(Source code of charts)
%%
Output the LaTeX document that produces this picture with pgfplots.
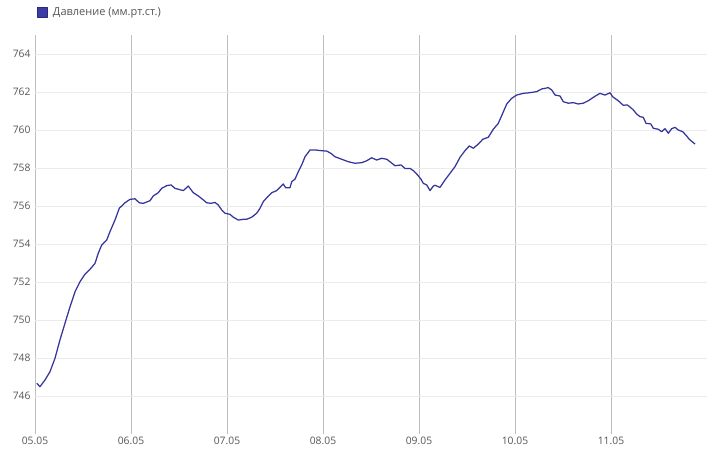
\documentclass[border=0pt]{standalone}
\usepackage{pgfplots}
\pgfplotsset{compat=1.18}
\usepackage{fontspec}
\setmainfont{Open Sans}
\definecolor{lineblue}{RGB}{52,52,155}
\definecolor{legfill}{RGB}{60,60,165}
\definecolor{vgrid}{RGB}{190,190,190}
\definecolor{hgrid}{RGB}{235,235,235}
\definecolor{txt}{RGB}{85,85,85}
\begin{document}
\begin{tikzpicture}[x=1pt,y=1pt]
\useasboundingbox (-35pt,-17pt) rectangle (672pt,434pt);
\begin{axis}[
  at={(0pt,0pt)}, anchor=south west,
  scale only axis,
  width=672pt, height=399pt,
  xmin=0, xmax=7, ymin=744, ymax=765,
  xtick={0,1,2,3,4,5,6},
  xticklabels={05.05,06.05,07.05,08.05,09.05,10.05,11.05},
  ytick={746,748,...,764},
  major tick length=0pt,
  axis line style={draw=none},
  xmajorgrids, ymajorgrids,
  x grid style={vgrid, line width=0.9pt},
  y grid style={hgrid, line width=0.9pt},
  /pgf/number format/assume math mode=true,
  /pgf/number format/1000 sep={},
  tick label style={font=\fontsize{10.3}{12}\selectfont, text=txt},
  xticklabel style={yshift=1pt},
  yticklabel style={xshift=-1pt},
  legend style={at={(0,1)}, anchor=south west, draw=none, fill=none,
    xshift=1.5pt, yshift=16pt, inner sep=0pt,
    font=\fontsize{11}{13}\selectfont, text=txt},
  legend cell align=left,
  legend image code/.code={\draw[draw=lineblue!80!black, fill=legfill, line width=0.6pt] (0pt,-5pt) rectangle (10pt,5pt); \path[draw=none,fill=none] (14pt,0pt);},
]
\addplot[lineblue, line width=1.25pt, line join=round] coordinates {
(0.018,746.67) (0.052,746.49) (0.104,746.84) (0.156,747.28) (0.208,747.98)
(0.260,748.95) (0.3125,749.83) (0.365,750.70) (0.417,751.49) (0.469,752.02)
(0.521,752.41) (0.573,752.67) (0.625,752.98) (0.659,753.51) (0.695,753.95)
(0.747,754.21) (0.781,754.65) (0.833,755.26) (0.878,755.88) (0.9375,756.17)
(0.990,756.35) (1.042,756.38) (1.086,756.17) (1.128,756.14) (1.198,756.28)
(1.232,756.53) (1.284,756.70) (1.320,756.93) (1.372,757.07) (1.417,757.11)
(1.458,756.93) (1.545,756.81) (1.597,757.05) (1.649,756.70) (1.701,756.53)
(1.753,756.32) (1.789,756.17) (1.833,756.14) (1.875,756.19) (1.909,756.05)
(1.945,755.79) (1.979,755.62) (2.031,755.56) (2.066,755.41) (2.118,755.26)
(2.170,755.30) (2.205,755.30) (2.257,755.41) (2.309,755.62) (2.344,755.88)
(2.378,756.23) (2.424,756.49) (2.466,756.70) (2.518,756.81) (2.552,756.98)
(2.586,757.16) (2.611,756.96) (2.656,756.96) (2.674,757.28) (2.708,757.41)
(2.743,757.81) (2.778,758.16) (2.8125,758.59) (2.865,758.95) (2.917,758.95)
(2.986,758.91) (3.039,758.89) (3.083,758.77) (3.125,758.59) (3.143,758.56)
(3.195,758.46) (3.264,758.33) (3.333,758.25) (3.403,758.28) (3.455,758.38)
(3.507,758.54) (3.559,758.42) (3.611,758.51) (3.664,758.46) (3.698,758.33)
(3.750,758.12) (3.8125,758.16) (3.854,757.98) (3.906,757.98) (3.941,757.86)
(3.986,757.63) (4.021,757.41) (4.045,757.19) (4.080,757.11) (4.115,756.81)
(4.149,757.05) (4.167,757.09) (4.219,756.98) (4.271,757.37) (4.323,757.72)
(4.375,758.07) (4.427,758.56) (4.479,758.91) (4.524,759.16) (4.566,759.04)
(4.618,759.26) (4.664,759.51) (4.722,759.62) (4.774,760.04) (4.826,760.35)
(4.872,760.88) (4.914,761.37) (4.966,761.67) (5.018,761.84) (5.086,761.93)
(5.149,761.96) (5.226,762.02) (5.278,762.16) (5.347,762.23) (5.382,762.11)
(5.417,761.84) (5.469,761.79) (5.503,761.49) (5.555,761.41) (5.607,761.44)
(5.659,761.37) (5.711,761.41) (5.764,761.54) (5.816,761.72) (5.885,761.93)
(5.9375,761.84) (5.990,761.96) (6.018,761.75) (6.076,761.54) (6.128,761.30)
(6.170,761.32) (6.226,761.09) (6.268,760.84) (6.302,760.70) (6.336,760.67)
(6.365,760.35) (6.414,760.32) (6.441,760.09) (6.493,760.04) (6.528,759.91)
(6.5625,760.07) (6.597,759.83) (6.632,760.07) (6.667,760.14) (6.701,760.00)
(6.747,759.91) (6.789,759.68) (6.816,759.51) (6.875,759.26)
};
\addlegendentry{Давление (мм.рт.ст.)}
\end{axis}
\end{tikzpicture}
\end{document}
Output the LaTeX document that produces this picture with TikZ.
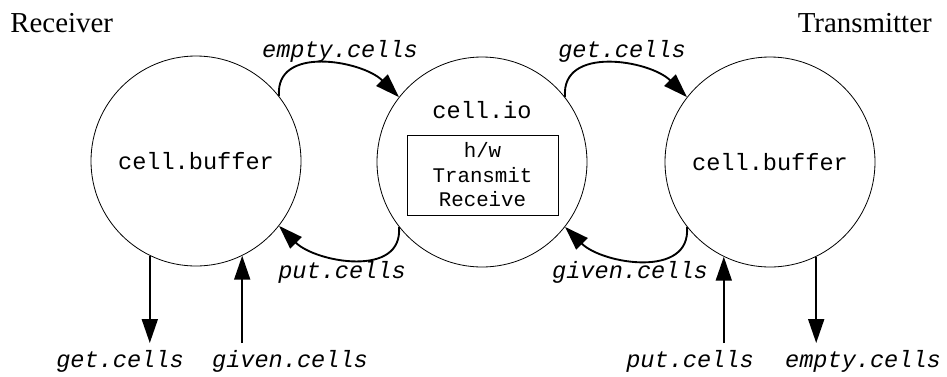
%%
**AIM:** Print all of the entries word for word. Skip any images they contain.

**TASK ANSWER:**
Output the LaTeX document that produces this picture with pgfplots.
\documentclass[border=0pt]{standalone}
\usepackage{pgfplots}
\pgfplotsset{compat=1.18}
\usepackage{fontspec}
\setmainfont{Open Sans}
\definecolor{lineblue}{RGB}{52,52,155}
\definecolor{legfill}{RGB}{60,60,165}
\definecolor{vgrid}{RGB}{190,190,190}
\definecolor{hgrid}{RGB}{235,235,235}
\definecolor{txt}{RGB}{85,85,85}
\begin{document}
\begin{tikzpicture}[x=1pt,y=1pt]
\useasboundingbox (-35pt,-17pt) rectangle (672pt,434pt);
\begin{axis}[
  at={(0pt,0pt)}, anchor=south west,
  scale only axis,
  width=672pt, height=399pt,
  xmin=0, xmax=7, ymin=744, ymax=765,
  xtick={0,1,2,3,4,5,6},
  xticklabels={05.05,06.05,07.05,08.05,09.05,10.05,11.05},
  ytick={746,748,...,764},
  major tick length=0pt,
  axis line style={draw=none},
  xmajorgrids, ymajorgrids,
  x grid style={vgrid, line width=0.9pt},
  y grid style={hgrid, line width=0.9pt},
  /pgf/number format/assume math mode=true,
  /pgf/number format/1000 sep={},
  tick label style={font=\fontsize{10.3}{12}\selectfont, text=txt},
  xticklabel style={yshift=1pt},
  yticklabel style={xshift=-1pt},
  legend style={at={(0,1)}, anchor=south west, draw=none, fill=none,
    xshift=1.5pt, yshift=16pt, inner sep=0pt,
    font=\fontsize{11}{13}\selectfont, text=txt},
  legend cell align=left,
  legend image code/.code={\draw[draw=lineblue!80!black, fill=legfill, line width=0.6pt] (0pt,-5pt) rectangle (10pt,5pt); \path[draw=none,fill=none] (14pt,0pt);},
]
\addplot[lineblue, line width=1.25pt, line join=round] coordinates {
(0.018,746.67) (0.052,746.49) (0.104,746.84) (0.156,747.28) (0.208,747.98)
(0.260,748.95) (0.3125,749.83) (0.365,750.70) (0.417,751.49) (0.469,752.02)
(0.521,752.41) (0.573,752.67) (0.625,752.98) (0.659,753.51) (0.695,753.95)
(0.747,754.21) (0.781,754.65) (0.833,755.26) (0.878,755.88) (0.9375,756.17)
(0.990,756.35) (1.042,756.38) (1.086,756.17) (1.128,756.14) (1.198,756.28)
(1.232,756.53) (1.284,756.70) (1.320,756.93) (1.372,757.07) (1.417,757.11)
(1.458,756.93) (1.545,756.81) (1.597,757.05) (1.649,756.70) (1.701,756.53)
(1.753,756.32) (1.789,756.17) (1.833,756.14) (1.875,756.19) (1.909,756.05)
(1.945,755.79) (1.979,755.62) (2.031,755.56) (2.066,755.41) (2.118,755.26)
(2.170,755.30) (2.205,755.30) (2.257,755.41) (2.309,755.62) (2.344,755.88)
(2.378,756.23) (2.424,756.49) (2.466,756.70) (2.518,756.81) (2.552,756.98)
(2.586,757.16) (2.611,756.96) (2.656,756.96) (2.674,757.28) (2.708,757.41)
(2.743,757.81) (2.778,758.16) (2.8125,758.59) (2.865,758.95) (2.917,758.95)
(2.986,758.91) (3.039,758.89) (3.083,758.77) (3.125,758.59) (3.143,758.56)
(3.195,758.46) (3.264,758.33) (3.333,758.25) (3.403,758.28) (3.455,758.38)
(3.507,758.54) (3.559,758.42) (3.611,758.51) (3.664,758.46) (3.698,758.33)
(3.750,758.12) (3.8125,758.16) (3.854,757.98) (3.906,757.98) (3.941,757.86)
(3.986,757.63) (4.021,757.41) (4.045,757.19) (4.080,757.11) (4.115,756.81)
(4.149,757.05) (4.167,757.09) (4.219,756.98) (4.271,757.37) (4.323,757.72)
(4.375,758.07) (4.427,758.56) (4.479,758.91) (4.524,759.16) (4.566,759.04)
(4.618,759.26) (4.664,759.51) (4.722,759.62) (4.774,760.04) (4.826,760.35)
(4.872,760.88) (4.914,761.37) (4.966,761.67) (5.018,761.84) (5.086,761.93)
(5.149,761.96) (5.226,762.02) (5.278,762.16) (5.347,762.23) (5.382,762.11)
(5.417,761.84) (5.469,761.79) (5.503,761.49) (5.555,761.41) (5.607,761.44)
(5.659,761.37) (5.711,761.41) (5.764,761.54) (5.816,761.72) (5.885,761.93)
(5.9375,761.84) (5.990,761.96) (6.018,761.75) (6.076,761.54) (6.128,761.30)
(6.170,761.32) (6.226,761.09) (6.268,760.84) (6.302,760.70) (6.336,760.67)
(6.365,760.35) (6.414,760.32) (6.441,760.09) (6.493,760.04) (6.528,759.91)
(6.5625,760.07) (6.597,759.83) (6.632,760.07) (6.667,760.14) (6.701,760.00)
(6.747,759.91) (6.789,759.68) (6.816,759.51) (6.875,759.26)
};
\addlegendentry{Давление (мм.рт.ст.)}
\end{axis}
\end{tikzpicture}
\end{document}
Output the LaTeX document that produces this picture with TikZ.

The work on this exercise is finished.